A meaningful TCO comparison sets out the full lifetime cost of each option over a consistent time horizon, typically three to five years, covering licence or subscription fees, implementation and data migration, training and user adoption support, ongoing support and maintenance, any necessary customisation or integration work, and infrastructure costs where relevant. Cloud-based systems generally bundle infrastructure and a significant portion of upgrade effort into the subscription cost, while on-premises systems carry these as separate, often underestimated costs borne directly by the business. Setting out each cost category explicitly, rather than comparing headline pricing alone, gives a far more reliable basis for an investment decision.

TCO in practice

  • An SME comparing Business Central against an on-premises ERP alternative builds a five-year TCO model that reveals the on-premises option's lower headline licence cost is offset by higher infrastructure and upgrade costs over the comparison period.
  • A finance director uses a TCO framework to justify a software investment to the board, demonstrating that the full lifetime cost compares favourably against the productivity and efficiency gains expected.
  • A business evaluating two CRM vendors requests detailed implementation and support cost estimates from each, recognising that licence pricing alone does not reflect the true comparison.
  • An IT decision-maker revisits a previous TCO assumption after discovering that a planned customisation will require more ongoing maintenance cost than originally estimated.
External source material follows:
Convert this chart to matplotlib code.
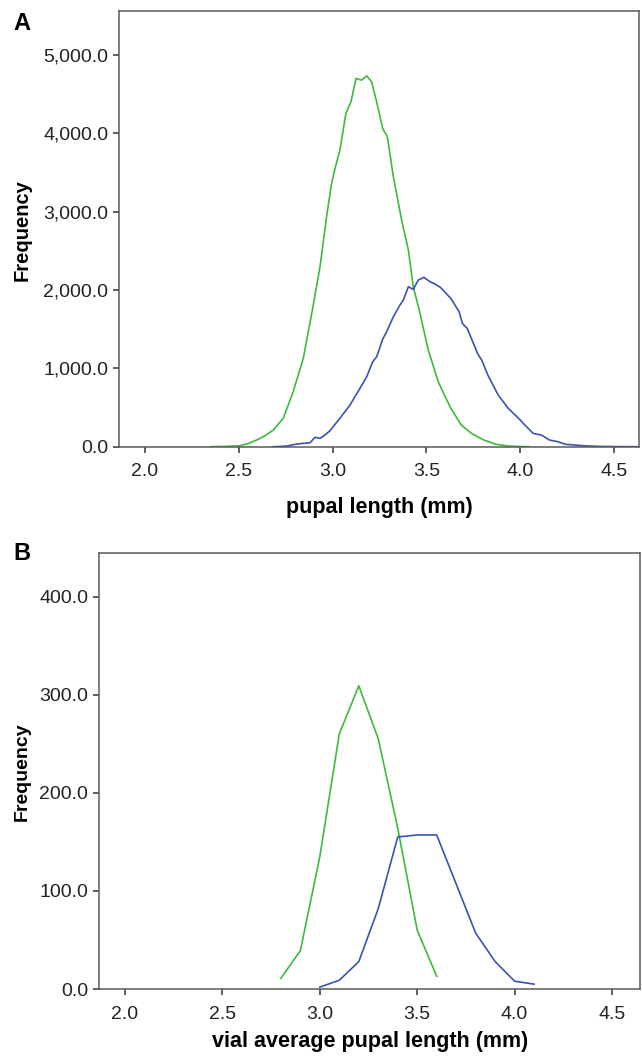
import matplotlib
matplotlib.use("Agg")
import matplotlib.pyplot as plt
from matplotlib.ticker import FuncFormatter

plt.rcParams['font.family'] = ['Liberation Sans', 'DejaVu Sans']

# panel A: individual pupal length (frequency polygons)
a_green_x = [2.35, 2.40, 2.45, 2.506, 2.55, 2.595, 2.64, 2.684, 2.737, 2.79, 2.844, 2.889,
             2.933, 2.968, 2.995, 3.013, 3.039, 3.071, 3.098, 3.125, 3.155, 3.182, 3.208,
             3.235, 3.267, 3.292, 3.324, 3.368, 3.404, 3.430, 3.462, 3.510, 3.563, 3.60,
             3.631, 3.686, 3.74, 3.806, 3.872, 3.937, 4.0, 4.05]
a_green_y = [0, 2, 5, 12, 40, 85, 140, 213, 362, 702, 1127, 1701,
             2296, 2934, 3360, 3551, 3784, 4252, 4400, 4699, 4677, 4732, 4656,
             4400, 4061, 3954, 3444, 2892, 2509, 2041, 1744, 1233, 829, 640,
             488, 276, 170, 85, 30, 8, 2, 0]

a_blue_x = [2.684, 2.72, 2.755, 2.80, 2.844, 2.88, 2.906, 2.933, 2.96, 2.986, 3.039, 3.093,
            3.146, 3.182, 3.214, 3.235, 3.267, 3.288, 3.324, 3.359, 3.377, 3.404, 3.430,
            3.457, 3.487, 3.519, 3.543, 3.576, 3.631, 3.675, 3.692, 3.718, 3.773, 3.795,
            3.828, 3.883, 3.937, 3.992, 4.025, 4.069, 4.113, 4.156, 4.20, 4.244, 4.331,
            4.40, 4.50, 4.64]
a_blue_y = [0, 3, 8, 30, 43, 50, 119, 107, 150, 204, 362, 532,
            745, 893, 1084, 1148, 1370, 1467, 1658, 1807, 1871, 2041, 2008,
            2126, 2161, 2105, 2080, 2030, 1890, 1720, 1572, 1508, 1189, 1104,
            913, 658, 488, 361, 276, 170, 149, 85, 64, 30, 13,
            5, 1, 0]

# panel B: vial average pupal length
b_green_x = [2.8, 2.9, 3.0, 3.1, 3.2, 3.3, 3.4, 3.5, 3.6]
b_green_y = [11, 39, 135, 260, 309, 255, 164, 60, 13]
b_blue_x = [3.0, 3.1, 3.2, 3.3, 3.4, 3.5, 3.6, 3.7, 3.8, 3.9, 4.0, 4.1]
b_blue_y = [2, 9, 28, 82, 155, 157, 157, 107, 57, 28, 8, 5]

x_ticks = [2.0, 2.5, 3.0, 3.5, 4.0, 4.5]
a_yticks = [0, 1000, 2000, 3000, 4000, 5000]
b_yticks = [0, 100, 200, 300, 400]

green = '#3db93d'
blue = '#3d51b3'
spine_col = '#5a5a5a'

fig = plt.figure(figsize=(6.42, 10.56), dpi=100)
axA = fig.add_axes([0.1858, 0.577, 0.81, 0.4124])
axB = fig.add_axes([0.1547, 0.0634, 0.8423, 0.4126])


def style(ax, yticks, ymax):
    ax.set_xlim(1.863, 4.635)
    ax.set_ylim(0, ymax)
    ax.set_xticks(x_ticks)
    ax.set_xticklabels(['%.1f' % t for t in x_ticks])
    ax.set_yticks(yticks)
    ax.yaxis.set_major_formatter(FuncFormatter(lambda v, p: '{:,.1f}'.format(v)))
    for s in ax.spines.values():
        s.set_color(spine_col)
        s.set_linewidth(1.1)
    ax.tick_params(axis='both', direction='out', length=4, width=1.1, color='#333333',
                   labelsize=14, labelcolor='#222222')
    ax.tick_params(axis='x', pad=8)
    ax.tick_params(axis='y', pad=4)


axA.plot(a_green_x, a_green_y, color=green, lw=1.2)
axA.plot(a_blue_x, a_blue_y, color=blue, lw=1.2)
style(axA, a_yticks, 5557)
axA.set_xlabel('pupal length (mm)', fontsize=15.5, fontweight='bold', labelpad=12)

axB.plot(b_green_x, b_green_y, color=green, lw=1.2)
axB.plot(b_blue_x, b_blue_y, color=blue, lw=1.2)
style(axB, b_yticks, 444)
axB.set_xlim(1.868, 4.644)
axB.set_xlabel('vial average pupal length (mm)', fontsize=15.5, fontweight='bold', labelpad=6)

fig.text(22 / 642, 1 - 230 / 1056, 'Frequency', rotation=90, ha='center', va='center',
         fontsize=14.5, fontweight='bold')
fig.text(22 / 642, 1 - 772 / 1056, 'Frequency', rotation=90, ha='center', va='center',
         fontsize=14, fontweight='bold')
fig.text(22 / 642, 1 - 23 / 1056, 'A', ha='center', va='center', fontsize=17, fontweight='bold')
fig.text(22 / 642, 1 - 553 / 1056, 'B', ha='center', va='center', fontsize=17, fontweight='bold')

fig.savefig('out.png', dpi=100)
How Advantage supports TCO evaluation

Advantage helps SMEs build realistic total cost of ownership comparisons when evaluating Business Central and Microsoft business applications against alternatives, setting out licence, implementation, training, support and infrastructure costs clearly over a multi-year horizon. We help businesses make investment decisions based on full lifetime cost rather than headline pricing alone.

Compare total cost of ownership across ERP systems →

Frequently Asked Questions

Common questions about total cost of ownership for business software.

What costs are typically missed when comparing software purchase prices alone?

Comparisons based on licence or subscription cost alone commonly miss implementation and data migration costs, ongoing support and maintenance fees, training and user adoption time, customisation and integration work, infrastructure costs for on-premises deployments, and the cost of eventual upgrades or replacement. For complex business systems such as ERP or CRM, these indirect costs can significantly exceed the headline licence price over the system's lifetime.

Why does TCO often favour cloud-based systems over on-premises alternatives?

Cloud-based systems such as Business Central typically shift infrastructure costs, server maintenance and a significant portion of upgrade effort to the vendor, included within the subscription, whereas on-premises systems require the business to bear hardware costs, IT staff time for maintenance, and the cost and disruption of periodic major version upgrades directly. Over a multi-year period this difference in who bears infrastructure and upgrade costs often shifts the TCO comparison in favour of cloud deployment, even where on-premises licensing looks cheaper upfront.

Over what time period should TCO typically be calculated?

TCO is most useful when calculated over a realistic system lifetime, commonly three to five years for business applications, since shorter periods understate the impact of implementation costs being spread thinly and longer periods can become speculative given how much business needs and technology can change. A three to five year view also tends to align with typical contract terms and budget planning cycles for SMEs.